### Raw data
★ ★ ★
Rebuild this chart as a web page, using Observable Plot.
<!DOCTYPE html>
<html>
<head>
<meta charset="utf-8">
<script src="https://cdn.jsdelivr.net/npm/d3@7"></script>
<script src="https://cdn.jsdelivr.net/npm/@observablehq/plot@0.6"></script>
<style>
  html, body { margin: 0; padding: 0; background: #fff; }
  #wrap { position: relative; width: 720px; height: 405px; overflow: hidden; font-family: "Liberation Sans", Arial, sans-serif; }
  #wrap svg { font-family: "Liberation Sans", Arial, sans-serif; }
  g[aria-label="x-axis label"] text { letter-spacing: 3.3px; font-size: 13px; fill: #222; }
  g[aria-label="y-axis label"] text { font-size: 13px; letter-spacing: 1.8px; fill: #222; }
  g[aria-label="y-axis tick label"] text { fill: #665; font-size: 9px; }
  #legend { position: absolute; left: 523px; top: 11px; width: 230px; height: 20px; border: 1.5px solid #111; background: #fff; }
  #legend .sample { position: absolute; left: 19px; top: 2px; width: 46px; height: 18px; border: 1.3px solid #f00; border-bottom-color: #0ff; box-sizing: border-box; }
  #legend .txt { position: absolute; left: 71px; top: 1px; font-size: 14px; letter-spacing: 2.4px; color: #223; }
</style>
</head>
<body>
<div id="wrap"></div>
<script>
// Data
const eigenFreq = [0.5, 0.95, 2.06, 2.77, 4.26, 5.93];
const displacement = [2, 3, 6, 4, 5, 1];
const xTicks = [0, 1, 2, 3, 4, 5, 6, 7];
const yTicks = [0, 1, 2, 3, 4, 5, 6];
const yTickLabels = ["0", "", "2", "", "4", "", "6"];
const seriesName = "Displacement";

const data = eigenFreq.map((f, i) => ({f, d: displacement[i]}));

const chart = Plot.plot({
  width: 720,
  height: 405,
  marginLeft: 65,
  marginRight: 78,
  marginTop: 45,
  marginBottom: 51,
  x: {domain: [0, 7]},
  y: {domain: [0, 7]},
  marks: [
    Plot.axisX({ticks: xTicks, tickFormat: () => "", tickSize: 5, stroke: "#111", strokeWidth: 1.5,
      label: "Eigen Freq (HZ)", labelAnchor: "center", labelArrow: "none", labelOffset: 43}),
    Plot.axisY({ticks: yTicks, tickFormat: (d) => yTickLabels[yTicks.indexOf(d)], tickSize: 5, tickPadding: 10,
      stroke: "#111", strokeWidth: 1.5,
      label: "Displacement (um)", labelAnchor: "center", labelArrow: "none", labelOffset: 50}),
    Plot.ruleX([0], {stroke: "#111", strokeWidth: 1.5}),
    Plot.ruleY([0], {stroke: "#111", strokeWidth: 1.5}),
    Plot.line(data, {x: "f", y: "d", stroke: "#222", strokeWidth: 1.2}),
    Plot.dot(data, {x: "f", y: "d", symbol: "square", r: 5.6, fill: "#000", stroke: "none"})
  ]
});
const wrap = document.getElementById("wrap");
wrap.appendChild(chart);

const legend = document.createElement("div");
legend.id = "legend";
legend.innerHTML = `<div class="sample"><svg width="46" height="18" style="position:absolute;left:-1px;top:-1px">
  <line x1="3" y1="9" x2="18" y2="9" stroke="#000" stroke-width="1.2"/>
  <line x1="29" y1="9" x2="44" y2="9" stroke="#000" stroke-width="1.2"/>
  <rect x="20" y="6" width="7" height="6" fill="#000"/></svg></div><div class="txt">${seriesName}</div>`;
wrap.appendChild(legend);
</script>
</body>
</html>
★ ★ ★
### Short task
Reproduce the complete set of lines precisely as supplied.

### Response to this exercise
Rebuild this chart as a web page, using Observable Plot.
<!DOCTYPE html>
<html>
<head>
<meta charset="utf-8">
<script src="https://cdn.jsdelivr.net/npm/d3@7"></script>
<script src="https://cdn.jsdelivr.net/npm/@observablehq/plot@0.6"></script>
<style>
  html, body { margin: 0; padding: 0; background: #fff; }
  #wrap { position: relative; width: 720px; height: 405px; overflow: hidden; font-family: "Liberation Sans", Arial, sans-serif; }
  #wrap svg { font-family: "Liberation Sans", Arial, sans-serif; }
  g[aria-label="x-axis label"] text { letter-spacing: 3.3px; font-size: 13px; fill: #222; }
  g[aria-label="y-axis label"] text { font-size: 13px; letter-spacing: 1.8px; fill: #222; }
  g[aria-label="y-axis tick label"] text { fill: #665; font-size: 9px; }
  #legend { position: absolute; left: 523px; top: 11px; width: 230px; height: 20px; border: 1.5px solid #111; background: #fff; }
  #legend .sample { position: absolute; left: 19px; top: 2px; width: 46px; height: 18px; border: 1.3px solid #f00; border-bottom-color: #0ff; box-sizing: border-box; }
  #legend .txt { position: absolute; left: 71px; top: 1px; font-size: 14px; letter-spacing: 2.4px; color: #223; }
</style>
</head>
<body>
<div id="wrap"></div>
<script>
// Data
const eigenFreq = [0.5, 0.95, 2.06, 2.77, 4.26, 5.93];
const displacement = [2, 3, 6, 4, 5, 1];
const xTicks = [0, 1, 2, 3, 4, 5, 6, 7];
const yTicks = [0, 1, 2, 3, 4, 5, 6];
const yTickLabels = ["0", "", "2", "", "4", "", "6"];
const seriesName = "Displacement";

const data = eigenFreq.map((f, i) => ({f, d: displacement[i]}));

const chart = Plot.plot({
  width: 720,
  height: 405,
  marginLeft: 65,
  marginRight: 78,
  marginTop: 45,
  marginBottom: 51,
  x: {domain: [0, 7]},
  y: {domain: [0, 7]},
  marks: [
    Plot.axisX({ticks: xTicks, tickFormat: () => "", tickSize: 5, stroke: "#111", strokeWidth: 1.5,
      label: "Eigen Freq (HZ)", labelAnchor: "center", labelArrow: "none", labelOffset: 43}),
    Plot.axisY({ticks: yTicks, tickFormat: (d) => yTickLabels[yTicks.indexOf(d)], tickSize: 5, tickPadding: 10,
      stroke: "#111", strokeWidth: 1.5,
      label: "Displacement (um)", labelAnchor: "center", labelArrow: "none", labelOffset: 50}),
    Plot.ruleX([0], {stroke: "#111", strokeWidth: 1.5}),
    Plot.ruleY([0], {stroke: "#111", strokeWidth: 1.5}),
    Plot.line(data, {x: "f", y: "d", stroke: "#222", strokeWidth: 1.2}),
    Plot.dot(data, {x: "f", y: "d", symbol: "square", r: 5.6, fill: "#000", stroke: "none"})
  ]
});
const wrap = document.getElementById("wrap");
wrap.appendChild(chart);

const legend = document.createElement("div");
legend.id = "legend";
legend.innerHTML = `<div class="sample"><svg width="46" height="18" style="position:absolute;left:-1px;top:-1px">
  <line x1="3" y1="9" x2="18" y2="9" stroke="#000" stroke-width="1.2"/>
  <line x1="29" y1="9" x2="44" y2="9" stroke="#000" stroke-width="1.2"/>
  <rect x="20" y="6" width="7" height="6" fill="#000"/></svg></div><div class="txt">${seriesName}</div>`;
wrap.appendChild(legend);
</script>
</body>
</html>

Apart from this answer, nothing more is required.